Four associates of bookmaking ex-sergeant in HK police found guilty of laundering more than $12.8m from illegal horse and football betting

31-Jul-2019 Intellasia | South China Morning Post | 6:02 AM Print This Post

Four men who lent their bank accounts to a former Hong Kong police sergeant to channel more than HK$100 million (US$12.8 million) from illegal horse and football betting were on Monday found guilty of money laundering.

Their trial came after the retired sergeant, So Wing-yiu, 71, pleaded guilty in April to one count of bookmaking and seven counts of dealing with property known or believed to represent proceeds of an indictable offence.

So’s younger brother So Wing-wah, 66, was found guilty of two counts of money laundering. His nephew So Kwok-chung, 47, brother-in-law Lo Chi-keung, 60, and former subordinate Tsang Kwok-wai, 62, were each found guilty of one count of money laundering.

All five men will be sentenced on August 29, pending their background reports and further mitigation.

Imprisonment is inevitable

Deputy District Judge Newman Wong

Deputy District Judge Newman Wong Hing-wai said: “Imprisonment is inevitable.”

None of the defendants visibly reacted to the news that they had been convicted of a crime that at this level of court is punishable by seven years in prison.

But their family members, who took up most of the public gallery, cried and rushed to the dock as soon as the judge left the courtroom.

The District Court heard the former sergeant’s four co-defendants had previously testified to lending their accounts upon his request, without knowing he would be use them for dirty money. So Wing-wah, for instance, said he trusted his elder brother because he knew him as a just policeman and a pious family man.

That was why the sibling agreed to share his HSBC account and to open another one at the Bank of China when he was told that his elder brother urgently needed to transfer some money. He was told it was for So’s new business in the mainland’s food industry, and that So could not let his wife know because he had failed his earlier ventures.

These two accounts held HK$17.9 million (US$2.2 million).

But the judge found the evidence of all four defendants unbelievable and concluded that they must have known or had reasons to believe they were not handling ordinary or legitimate money, given the large sums involved.

The court heard the youngest So, being a taxi driver, had more than HK$11.4 million in his HSBC account while Lo, a sales manager, had HK$35 million in Bank of China. Retired detective Tsang kept HK$6.78 million at HSBC.

Prosecutors said the unusual activity in the five men’s bank accounts caught police attention in mid-2011 because they were most active the day after the horse races, with large sums deposited and withdrawn within a short time. Their offence spanned from January 2007 to July 2011.

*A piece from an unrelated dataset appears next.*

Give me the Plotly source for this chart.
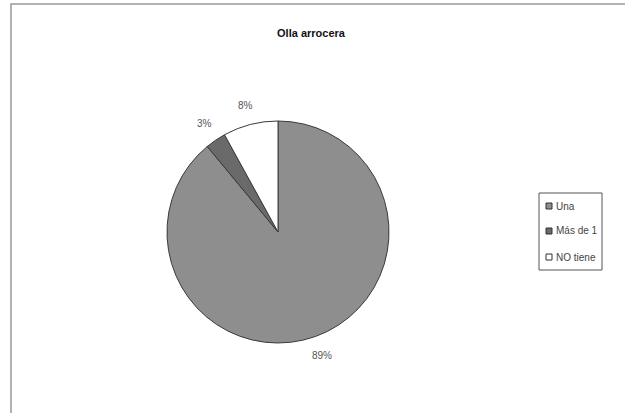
import math
import plotly.graph_objects as go

# Olla arrocera: share of households by number of rice cookers
labels = ["Una", "Más de 1", "NO tiene"]
values = [89, 3, 8]
colors = ["#8e8e8e", "#6a6a6a", "#ffffff"]

W, H = 625, 413
FONT = "Liberation Sans, Arial"

# pie geometry in pixels
cx, cy, R = 278, 232, 111
label_r = 131


def px(x):
    return x / W


def py(y):
    return 1 - y / H


fig = go.Figure(
    go.Pie(
        labels=labels,
        values=values,
        sort=False,
        direction="clockwise",
        rotation=0,
        marker=dict(colors=colors, line=dict(color="#3a3a3a", width=1)),
        textinfo="none",
        hoverinfo="label+percent",
        showlegend=False,
        domain=dict(x=[px(cx - R), px(cx + R)], y=[py(cy + R), py(cy - R)]),
    )
)

annotations = []
shapes = []

# percentage labels outside each slice, along the slice's middle angle
total = sum(values)
cum = 0
for v in values:
    mid = (cum + v / 2) / total * 2 * math.pi
    cum += v
    lx = cx + label_r * math.sin(mid)
    ly = cy - label_r * math.cos(mid)
    annotations.append(
        dict(
            x=px(lx), y=py(ly), xref="paper", yref="paper",
            text=f"{round(v / total * 100)}%", showarrow=False,
            xanchor="center", yanchor="middle",
            font=dict(family=FONT, size=10, color="#555555"),
        )
    )

# legend box
lg_x0, lg_x1, lg_y0, lg_y1 = 539, 602, 193, 270
shapes.append(
    dict(type="rect", xref="paper", yref="paper",
         x0=px(lg_x0), x1=px(lg_x1), y0=py(lg_y1), y1=py(lg_y0),
         line=dict(color="#555555", width=1), fillcolor="white", layer="below")
)
row_y = [206, 231, 257]
for name, col, yy in zip(labels, colors, row_y):
    shapes.append(
        dict(type="rect", xref="paper", yref="paper",
             x0=px(546), x1=px(552), y0=py(yy + 3), y1=py(yy - 3),
             line=dict(color="#333333", width=1), fillcolor=col)
    )
    annotations.append(
        dict(x=px(554), y=py(yy), xref="paper", yref="paper",
             text=name, showarrow=False, xanchor="left", yanchor="middle",
             font=dict(family=FONT, size=10, color="#444444"))
    )

# outer chart frame
shapes.append(
    dict(type="rect", xref="paper", yref="paper",
         x0=px(11), x1=1.02, y0=-0.02, y1=py(4),
         line=dict(color="#999999", width=1.5))
)

fig.update_layout(
    width=W,
    height=H,
    margin=dict(l=0, r=0, t=0, b=0),
    paper_bgcolor="white",
    plot_bgcolor="white",
    showlegend=False,
    title=dict(
        text="<b>Olla arrocera</b>",
        x=px(311),
        xanchor="center",
        y=py(33),
        yanchor="middle",
        font=dict(family=FONT, size=11, color="#111111"),
    ),
    annotations=annotations,
    shapes=shapes,
)

fig.write_html("out.html")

The retired sergeant was arrested on July 6, 2011. Police found him at home and seized betting slips, passbooks and bank cards at the scene while the TV was broadcasting the night races.

His four co-defendants’ passbooks and bank cards were later discovered in his motorcycle.

In mitigation, defence counsel Kevin Hon said his client So became addicted to gambling after he failed in his business ventures after retiring from the Royal Hong Kong Police Force in 1994 after close to three decades of service.

The former sergeant then became involved in illegal betting and started bookmaking in 2007.

“What upsets him the most was that he had implicated many who are close to him in this incident,” Hon said. “He only wish to complete his jail term as soon as possible so he could attend to his family and rebuild the relationship.”

Meanwhile, the nephew’s defence counsel Foster Yim drew the court’s attention to the fact that he did not personally gain from lending his account and argued that he played a relatively minor role in the crime.

So’s wife, daughter and niece, who had been charged in a separate case over the same scheme, will hear their verdict on August 13.